Scalar quantisation reduces the precision of each dimension independently — for example, converting 32-bit floats to 8-bit integers. This is the simplest form: each dimension is linearly mapped from its observed range to 256 integer values. Storage is reduced 4x with modest accuracy loss.

Product quantisation (PQ) splits each vector into subvectors (e.g., a 768-dimensional vector into 48 subvectors of 16 dimensions each) and quantises each subvector independently using its own codebook of 256 centroids. The full vector is then represented as 48 one-byte codes — just 48 bytes instead of 3,072. Distance computation uses precomputed distance tables between the query subvectors and the codebook entries, making it very fast.

Optimised Product Quantisation (OPQ) applies a rotation to the vectors before splitting them into subvectors, minimising the information loss caused by independent quantisation of each subvector.
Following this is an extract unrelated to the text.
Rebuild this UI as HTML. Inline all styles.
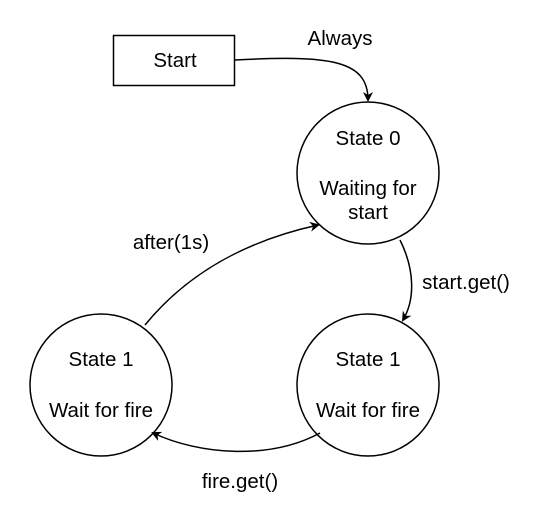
<!DOCTYPE html>
<html><head><style>
body{margin:0;background:#fff;}
svg text{font-family:"Liberation Sans",Arial,sans-serif;font-size:20.5px;fill:#000;}
</style></head><body>
<svg width="534" height="513" viewBox="0 0 534 513" xmlns="http://www.w3.org/2000/svg">
<defs><marker id="a" markerWidth="10" markerHeight="10" refX="8" refY="5" orient="auto" markerUnits="userSpaceOnUse"><path d="M0,0 L10,5 L0,10 L3,5 Z" fill="#000"/></marker></defs>
<rect x="113.5" y="35.5" width="121" height="50" fill="#fff" stroke="#000" stroke-width="1.5"/>
<text x="175" y="67" text-anchor="middle">Start</text>
<circle cx="368" cy="173" r="71" fill="#fff" stroke="#000" stroke-width="1.5"/>
<text x="368" y="145" text-anchor="middle">State 0</text>
<text x="368" y="195" text-anchor="middle">Waiting for</text>
<text x="368" y="219" text-anchor="middle">start</text>
<circle cx="368" cy="385" r="71" fill="#fff" stroke="#000" stroke-width="1.5"/>
<text x="368" y="366" text-anchor="middle">State 1</text>
<text x="368" y="417" text-anchor="middle">Wait for fire</text>
<circle cx="101" cy="385" r="71" fill="#fff" stroke="#000" stroke-width="1.5"/>
<text x="101" y="366" text-anchor="middle">State 1</text>
<text x="101" y="417" text-anchor="middle">Wait for fire</text>
<g fill="none" stroke="#000" stroke-width="1.5">
<path d="M235,60 C330,55 368,60 368,100" marker-end="url(#a)"/>
<path d="M400,240 C415,270 415,300 403,320" marker-end="url(#a)"/>
<path d="M320,433 C270,460 200,455 153,433" marker-end="url(#a)"/>
<path d="M145,325 C190,270 250,240 318,225" marker-end="url(#a)"/>
</g>
<text x="340" y="45" text-anchor="middle">Always</text>
<text x="466" y="289" text-anchor="middle">start.get()</text>
<text x="240" y="488" text-anchor="middle">fire.get()</text>
<text x="171" y="249" text-anchor="middle">after(1s)</text>
</svg>
</body></html>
The codebook is learned during index construction using k-means clustering on the training vectors. The quality of quantisation depends on how well the codebook represents the data distribution — codebooks trained on the actual corpus perform better than generic ones.

Quantisation is typically combined with an index structure (IVF+PQ, HNSW+PQ) to get both fast candidate selection and memory-efficient storage.

Common questions

Q: How much accuracy is lost with quantisation?
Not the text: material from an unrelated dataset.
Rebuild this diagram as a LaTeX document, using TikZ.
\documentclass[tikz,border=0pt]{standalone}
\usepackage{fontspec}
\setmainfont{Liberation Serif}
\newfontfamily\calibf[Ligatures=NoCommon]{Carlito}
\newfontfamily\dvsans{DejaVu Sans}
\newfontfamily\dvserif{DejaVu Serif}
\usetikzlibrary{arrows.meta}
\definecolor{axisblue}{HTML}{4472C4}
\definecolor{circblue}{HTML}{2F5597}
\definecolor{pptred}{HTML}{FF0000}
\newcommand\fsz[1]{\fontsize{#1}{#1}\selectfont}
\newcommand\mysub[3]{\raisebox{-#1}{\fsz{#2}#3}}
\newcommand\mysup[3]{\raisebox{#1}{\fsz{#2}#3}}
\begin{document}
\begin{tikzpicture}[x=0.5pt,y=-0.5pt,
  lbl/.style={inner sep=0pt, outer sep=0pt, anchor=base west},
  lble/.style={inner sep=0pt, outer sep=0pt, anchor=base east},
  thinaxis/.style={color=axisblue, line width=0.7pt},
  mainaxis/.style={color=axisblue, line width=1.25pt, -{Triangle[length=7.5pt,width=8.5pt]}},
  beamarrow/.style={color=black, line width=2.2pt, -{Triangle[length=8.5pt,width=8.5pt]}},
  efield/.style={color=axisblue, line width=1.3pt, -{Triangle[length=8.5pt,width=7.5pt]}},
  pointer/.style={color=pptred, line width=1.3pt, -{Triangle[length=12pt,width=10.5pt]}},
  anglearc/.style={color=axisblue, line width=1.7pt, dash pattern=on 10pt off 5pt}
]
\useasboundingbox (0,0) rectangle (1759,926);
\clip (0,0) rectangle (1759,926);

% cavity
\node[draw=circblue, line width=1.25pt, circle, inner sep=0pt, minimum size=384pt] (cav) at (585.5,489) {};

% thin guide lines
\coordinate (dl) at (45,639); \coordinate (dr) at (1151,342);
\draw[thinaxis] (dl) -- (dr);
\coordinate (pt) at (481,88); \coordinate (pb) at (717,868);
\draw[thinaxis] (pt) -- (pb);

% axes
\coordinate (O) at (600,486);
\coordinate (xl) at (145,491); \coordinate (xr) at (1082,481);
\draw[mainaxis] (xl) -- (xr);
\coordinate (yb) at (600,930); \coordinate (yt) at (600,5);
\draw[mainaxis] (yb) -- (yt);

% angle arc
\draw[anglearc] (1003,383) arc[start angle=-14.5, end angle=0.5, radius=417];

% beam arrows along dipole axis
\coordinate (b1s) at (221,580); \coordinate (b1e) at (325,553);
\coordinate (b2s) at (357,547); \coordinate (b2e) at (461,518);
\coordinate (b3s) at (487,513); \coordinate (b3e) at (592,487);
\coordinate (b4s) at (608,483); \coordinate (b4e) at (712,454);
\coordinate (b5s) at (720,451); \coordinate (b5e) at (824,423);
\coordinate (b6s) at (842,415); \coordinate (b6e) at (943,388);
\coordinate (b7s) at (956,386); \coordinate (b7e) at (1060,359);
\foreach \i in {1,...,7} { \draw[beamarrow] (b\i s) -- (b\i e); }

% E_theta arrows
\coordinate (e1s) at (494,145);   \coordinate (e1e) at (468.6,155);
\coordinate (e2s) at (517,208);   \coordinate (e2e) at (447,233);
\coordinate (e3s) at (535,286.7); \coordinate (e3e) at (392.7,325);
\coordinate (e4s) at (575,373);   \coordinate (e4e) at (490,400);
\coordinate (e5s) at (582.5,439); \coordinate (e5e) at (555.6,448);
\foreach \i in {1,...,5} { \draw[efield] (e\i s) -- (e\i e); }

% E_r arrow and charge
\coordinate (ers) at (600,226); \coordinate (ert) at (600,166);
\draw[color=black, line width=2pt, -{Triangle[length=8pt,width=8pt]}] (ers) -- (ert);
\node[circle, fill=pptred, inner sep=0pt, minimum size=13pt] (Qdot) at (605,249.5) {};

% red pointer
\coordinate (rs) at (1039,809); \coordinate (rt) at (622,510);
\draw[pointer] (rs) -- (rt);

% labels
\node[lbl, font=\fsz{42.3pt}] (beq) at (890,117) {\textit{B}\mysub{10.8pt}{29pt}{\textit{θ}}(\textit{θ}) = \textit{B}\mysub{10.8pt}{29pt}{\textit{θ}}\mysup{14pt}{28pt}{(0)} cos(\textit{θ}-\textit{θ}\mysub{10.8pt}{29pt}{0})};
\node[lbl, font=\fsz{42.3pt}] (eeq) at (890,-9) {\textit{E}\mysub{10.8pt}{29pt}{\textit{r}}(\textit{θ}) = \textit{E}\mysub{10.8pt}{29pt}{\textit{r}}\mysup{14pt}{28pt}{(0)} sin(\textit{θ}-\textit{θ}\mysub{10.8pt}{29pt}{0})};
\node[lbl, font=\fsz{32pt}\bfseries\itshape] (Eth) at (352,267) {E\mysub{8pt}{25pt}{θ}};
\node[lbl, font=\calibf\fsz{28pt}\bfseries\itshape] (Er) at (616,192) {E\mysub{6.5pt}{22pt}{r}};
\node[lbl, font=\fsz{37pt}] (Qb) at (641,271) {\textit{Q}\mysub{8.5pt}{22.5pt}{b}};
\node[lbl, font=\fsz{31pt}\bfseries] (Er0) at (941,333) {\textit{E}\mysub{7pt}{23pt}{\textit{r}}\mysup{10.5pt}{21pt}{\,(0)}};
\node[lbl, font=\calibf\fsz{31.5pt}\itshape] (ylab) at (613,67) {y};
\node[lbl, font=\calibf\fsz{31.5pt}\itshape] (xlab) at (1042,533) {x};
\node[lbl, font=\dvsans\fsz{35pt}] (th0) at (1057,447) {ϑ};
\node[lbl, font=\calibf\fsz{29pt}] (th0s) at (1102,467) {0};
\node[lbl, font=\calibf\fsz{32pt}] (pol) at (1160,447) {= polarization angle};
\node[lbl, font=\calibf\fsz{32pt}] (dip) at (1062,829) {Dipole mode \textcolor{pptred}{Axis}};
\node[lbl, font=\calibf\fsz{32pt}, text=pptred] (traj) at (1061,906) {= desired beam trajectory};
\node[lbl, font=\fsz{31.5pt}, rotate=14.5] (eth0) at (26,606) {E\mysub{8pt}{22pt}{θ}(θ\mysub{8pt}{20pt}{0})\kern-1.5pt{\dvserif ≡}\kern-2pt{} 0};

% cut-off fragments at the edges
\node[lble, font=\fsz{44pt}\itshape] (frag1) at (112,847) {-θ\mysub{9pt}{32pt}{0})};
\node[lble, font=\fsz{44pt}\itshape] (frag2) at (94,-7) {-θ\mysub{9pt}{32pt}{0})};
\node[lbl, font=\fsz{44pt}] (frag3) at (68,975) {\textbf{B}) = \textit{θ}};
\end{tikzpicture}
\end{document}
A: For product quantisation with reasonable parameters, recall typically drops 2-5% compared to full-precision search. The exact loss depends on the data, codebook size, and number of subvectors. This is usually acceptable given the dramatic memory and speed improvements.

Q: Can quantised indexes be updated incrementally?

A: Yes, new vectors can be quantised using the existing codebook and added to the index. However, if the data distribution changes significantly, the codebook may become suboptimal and should be retrained.

References

Robert M. Gray (1984), “Vector Quantization”, Elsevier eBooks.

Artem Babenko et al. (2014), “Additive Quantization for Extreme Vector Compression”, 2014 IEEE Conference on Computer Vision and Pattern Recognition.

Jingtao Zhan et al. (2021), “Jointly Optimizing Query Encoder and Product Quantization to Improve Retrieval Performance”, International Conference on Information and Knowledge Management.